U.S. officials Thursday denounced what one called a “grotesque”
leaflet ordering Jews in one eastern Ukrainian city to register with a
government office, but the Jewish community there dismissed it as a
“provocation.”
The fliers were handed out by masked men in front the main synagogue
in Donetsk, where pro-Russian protesters have declared a “People’s
Republic,” Jewish leaders there said. The document warned the city’s
Jews to register and document their property or face deportation,
according to a CNN translation of one of the leaflets.
Geoffrey Pyatt, the U.S. ambassador to Ukraine, told CNN’s “The Lead
with Jake Tapper” that a respected Jewish leader in Ukraine showed him a
photograph of one of the leaflets. He called the document “chilling.”
And in Geneva, where diplomats held emergency talks on the Ukrainian
crisis, U.S. Secretary of State John Kerry called the leaflets
“grotesque” and “beyond unacceptable.”
But the Jewish community statement said relations between the Jews of
Donetsk and their neighbors were amicable, and the self-proclaimed head
of the “People’s Republic,” Denis Pushilin, denied any connection to
the fliers.
Pushilin told CNN the handwriting on the flier wasn’t his, and the
title attached to his name was not one he uses. It wasn’t clear who had
distributed the leaflets, but the chief rabbi of nearby Dnipropetrovsk
said, “Everything must be done to catch them.”
“It’s important for everyone to know its not true,” said the rabbi,
Shmuel Kaminezki. “The Jews of Donetsk will not do what the letter
says.”
The reports come as Ukraine’s Western-backed interim government has
been struggling to contain uprisings by pro-Russian political movements
in several eastern cities, with both sides invoking the historical
horror of Nazism in their disputes. Pyatt told CNN that radical groups
may be trying to stir up historic fears or create a provocation to
justify further violence.
“It’s chilling. I was disgusted by these leaflets,” Pyatt said.

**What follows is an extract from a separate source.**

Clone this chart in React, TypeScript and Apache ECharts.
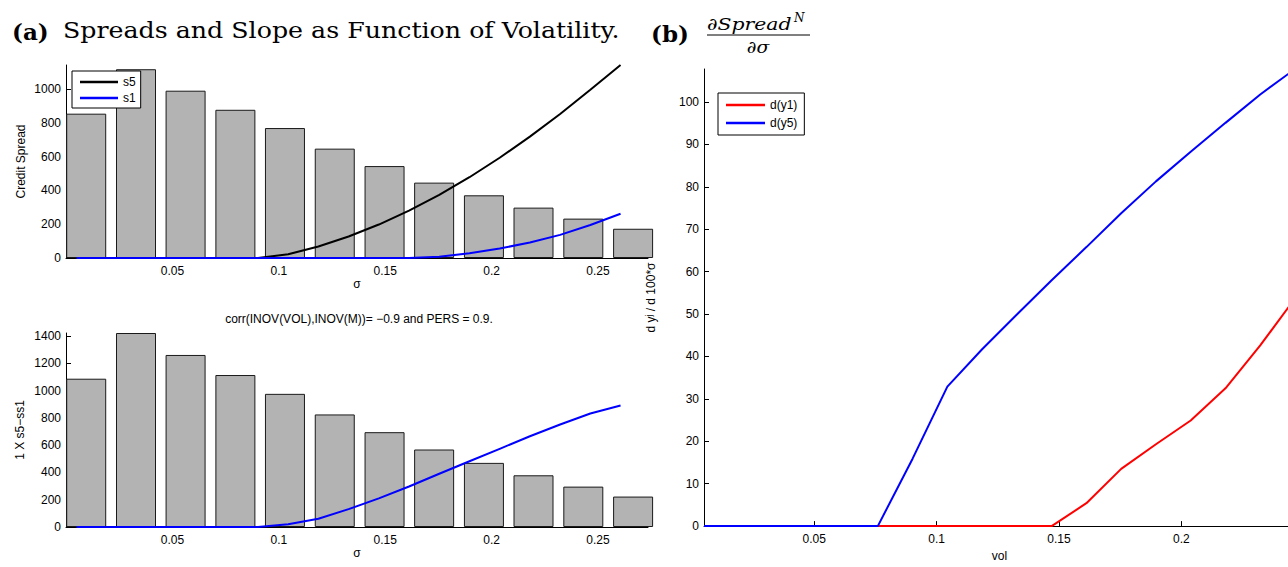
import React, { useEffect, useRef } from "react";
import * as echarts from "echarts";

// ---------- data ----------
const barX = [0.0095, 0.0329, 0.0562, 0.0796, 0.1029, 0.1263, 0.1497, 0.173, 0.1964, 0.2197, 0.2431, 0.2665];
const spreadBars = [854, 1117, 990, 877, 769, 647, 544, 446, 371, 298, 233, 173];
const diffBars = [1087, 1422, 1261, 1114, 976, 825, 695, 568, 470, 379, 296, 223];

const volGrid = [0.005, 0.0192, 0.0334, 0.0476, 0.0618, 0.076, 0.0902, 0.1044, 0.1186, 0.1328, 0.147, 0.1612, 0.1754, 0.1896, 0.2038, 0.218, 0.2322, 0.2464, 0.2606];
const s5 = [0, 0, 0, 0, 0, 0, 0, 22, 68, 127, 198, 280, 373, 478, 593, 718, 852, 996, 1142];
const s1 = [0, 0, 0, 0, 0, 0, 0, 0, 0, 0, 0, 0, 8, 28, 56, 92, 137, 195, 262];
const s5MinusS1 = [0, 0, 0, 0, 0, 0, 0, 20, 61, 131, 210, 297, 390, 482, 573, 665, 751, 832, 890];

const dVol = [0.005, 0.0192, 0.0334, 0.0476, 0.0618, 0.076, 0.0902, 0.1044, 0.1186, 0.1328, 0.147, 0.1612, 0.1754, 0.1896, 0.2038, 0.218, 0.2322, 0.2464];
const dy1 = [0, 0, 0, 0, 0, 0, 0, 0, 0, 0, 0, 5.4, 13.5, 19.3, 24.9, 32.5, 42.6, 53.7];
const dy5 = [0, 0, 0, 0, 0, 0, 15.9, 32.9, 41.7, 49.9, 58.0, 65.8, 73.8, 81.3, 88.3, 95.1, 101.8, 107.8];

const xTicksLeft = [0.05, 0.1, 0.15, 0.2, 0.25];
const xTicksRight = [0.05, 0.1, 0.15, 0.2];
const yTicksTop = [0, 200, 400, 600, 800, 1000];
const yTicksBottom = [0, 200, 400, 600, 800, 1000, 1200, 1400];
const yTicksRight = [0, 10, 20, 30, 40, 50, 60, 70, 80, 90, 100];

const titleA = "Spreads and Slope as Function of Volatility.";
const titleBottom = "corr(INOV(VOL),INOV(M))= \u22120.9 and PERS = 0.9.";

// ---------- styling ----------
const SANS = "Liberation Sans, Arial, sans-serif";
const SERIF = "DejaVu Serif, serif";

const pairs = (xs: number[], ys: number[]) => xs.map((x, i) => [x, ys[i]]);
const plain = (v: number) => String(v);

function xAxis(gridIndex: number, min: number, max: number, ticks: number[], name: string, nameGap: number) {
  return {
    type: "value",
    gridIndex,
    min,
    max,
    name,
    nameLocation: "middle",
    nameGap,
    nameTextStyle: { color: "#000", fontSize: 12, fontFamily: SANS },
    axisLine: { show: true, onZero: false, lineStyle: { color: "#000", width: 1 } },
    axisTick: { show: true, inside: true, length: 5, customValues: ticks, lineStyle: { color: "#000" } },
    axisLabel: { customValues: ticks, margin: 7, color: "#000", fontSize: 12, fontFamily: SANS, formatter: plain },
    splitLine: { show: false },
  };
}

function yAxis(gridIndex: number, max: number, ticks: number[], name: string, nameGap: number) {
  return {
    type: "value",
    gridIndex,
    min: 0,
    max,
    name,
    nameLocation: "middle",
    nameGap,
    nameTextStyle: { color: "#000", fontSize: 12, fontFamily: SANS },
    axisLine: { show: true, onZero: false, lineStyle: { color: "#000", width: 1 } },
    axisTick: { show: true, inside: true, length: 5, customValues: ticks, lineStyle: { color: "#000" } },
    axisLabel: { customValues: ticks, margin: 5, color: "#000", fontSize: 12, fontFamily: SANS, formatter: plain },
    splitLine: { show: false },
  };
}

const lineSeries = (name: string, xi: number, data: number[][], color: string) => ({
  name,
  type: "line",
  xAxisIndex: xi,
  yAxisIndex: xi,
  data,
  showSymbol: false,
  symbol: "none",
  clip: true,
  itemStyle: { color },
  lineStyle: { color, width: 2 },
  z: 5,
});

const barSeries = (name: string, xi: number, data: number[][]) => ({
  name,
  type: "bar",
  xAxisIndex: xi,
  yAxisIndex: xi,
  data,
  barWidth: 40,
  clip: true,
  itemStyle: { color: "#b3b3b3", borderColor: "#1a1a1a", borderWidth: 1 },
  z: 2,
});

const legendCommon = {
  orient: "vertical",
  icon: "rect",
  itemHeight: 2.5,
  backgroundColor: "#fff",
  borderColor: "#000",
  borderWidth: 1,
  borderRadius: 0,
  textStyle: { color: "#000", fontSize: 12, fontFamily: SANS, lineHeight: 14 },
  selectedMode: false,
};

const option = {
  animation: false,
  backgroundColor: "#fff",
  textStyle: { fontFamily: SANS },
  grid: [
    { left: 66, top: 65, width: 582, height: 193 },
    { left: 66, top: 333, width: 582, height: 194 },
    { left: 704, top: 69, width: 591, height: 464 },
  ],
  xAxis: [
    xAxis(0, 0, 0.2735, xTicksLeft, "\u03c3", 19),
    xAxis(1, 0, 0.2735, xTicksLeft, "\u03c3", 20),
    xAxis(2, 0.005, 0.2464, xTicksRight, "vol", 22),
  ],
  yAxis: [
    yAxis(0, 1142, yTicksTop, "Credit Spread", 39),
    yAxis(1, 1422, yTicksBottom, "1 X s5\u2212ss1", 40),
    yAxis(2, 107.8, yTicksRight, "d y\u02b2 / d 100*\u03c3", 47),
  ],
  legend: [
    {
      ...legendCommon,
      data: ["s5", "s1"],
      left: 72,
      top: 71,
      padding: [4, 5, 3, 8],
      itemWidth: 38,
      itemGap: 2,
    },
    {
      ...legendCommon,
      data: ["d(y1)", "d(y5)"],
      left: 718,
      top: 93,
      padding: [5, 7, 5, 8],
      itemWidth: 39,
      itemGap: 4,
    },
  ],
  series: [
    barSeries("Credit spread bars", 0, pairs(barX, spreadBars)),
    lineSeries("s5", 0, pairs(volGrid, s5), "#000000"),
    lineSeries("s1", 0, pairs(volGrid, s1), "#0000ff"),
    barSeries("Difference bars", 1, pairs(barX, diffBars)),
    lineSeries("1 X s5\u2212ss1", 1, pairs(volGrid, s5MinusS1), "#0000ff"),
    lineSeries("d(y1)", 2, pairs(dVol, dy1), "#ff0000"),
    lineSeries("d(y5)", 2, pairs(dVol, dy5), "#0000ff"),
  ],
  graphic: [
    { type: "text", x: 12, y: 31, style: { text: "(a)", font: `bold 23px ${SERIF}`, fill: "#000", verticalAlign: "middle" } },
    { type: "text", x: 63, y: 31, scaleX: 1.149, style: { text: titleA, font: `22px ${SERIF}`, fill: "#000", verticalAlign: "middle" } },
    { type: "text", x: 651, y: 33, style: { text: "(b)", font: `bold 23px ${SERIF}`, fill: "#000", verticalAlign: "middle" } },
    { type: "text", x: 707, y: 24, scaleX: 1.2, style: { text: "\u2202Spread", font: `italic 17px ${SERIF}`, fill: "#000", verticalAlign: "middle" } },
    { type: "text", x: 794, y: 18, style: { text: "N", font: `italic 12px ${SERIF}`, fill: "#000", verticalAlign: "middle" } },
    { type: "line", shape: { x1: 707, y1: 35, x2: 810, y2: 35 }, style: { stroke: "#000", lineWidth: 1 } },
    { type: "text", x: 758, y: 47, scaleX: 1.1, style: { text: "\u2202\u03c3", font: `italic 17px ${SERIF}`, fill: "#000", align: "center", verticalAlign: "middle" } },
    { type: "text", x: 359, y: 319, style: { text: titleBottom, font: `12px ${SANS}`, fill: "#000", align: "center", verticalAlign: "middle" } },
  ],
};

export default function App() {
  const ref = useRef<HTMLDivElement>(null);
  useEffect(() => {
    if (!ref.current) return;
    const chart = echarts.init(ref.current, null, { renderer: "svg" });
    chart.setOption(option as any);
    return () => chart.dispose();
  }, []);
  return (
    <div style={{ position: "absolute", left: 0, top: 0, width: 1288, height: 567, overflow: "hidden", background: "#fff" }}>
      <div ref={ref} style={{ width: 1296, height: 567 }} />
    </div>
  );
}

“Especially in Ukraine, a country that suffered so terribly under the
Nazis, that was one of the sites of the worst violence of the Holocaust.
To drag up this kind of rhetoric is almost beyond belief.”
The leaflets were handed out on Tuesday, during the Jewish holiday of
Passover, the Jewish community statement said. They stated that
registration was required because Jewish leaders had supported the
“nationalists and bandits” in Kiev, where a popular revolt ousted
pro-Russian President Viktor Yanukovych in February.
“All citizens of Jewish nationality over age of 16, living on
territories of Donetsk People’s Republic, have to register with DPR
commissioner of nationality before May 3rd, 2014 at the Donetsk Regional
Administration, room 514, registration fee is $50,” read a photographed
copy of the leaflet translated by CNN. “Must have in person $50 cash,
passport, all available IDs, and documentation of ownership of real
estate and transportation.”
The men also hung posters with the same message, it said.
“Who is behind this is an open question,” Rabbi Pinkhas Vishedski
said in the statement. But he said the act was a provocation “and should
be treated accordingly … full stop and end of topic.”
Provocation or not, the U.S.-based Anti-Defamation League condemned
their distribution and what it called their “cynical and politically
manipulative” exploitation of anti-Semitism.
“We are skeptical about the flier’s authenticity, but the
instructions clearly recall the Nazi era and have the effect of
intimidating the local Jewish community,” ADL Director Abraham Foxman
said in a written statement.
Pyatt said that in Kiev, where the Jewish community is a vital part of political life, there is “no sympathy for this approach.”
“It’s almost inconceivable that this kind of thing could be happening in the 21st century,” Pyatt said.
And Kerry said all parties at the Geneva talks unanimously condemned anti-Semitism and other forms of religious intolerance.
“Any of the people who engage in these kinds of activities — from
whatever party or whatever ideology or whatever place they crawl out of —
there is no place for that,” he said.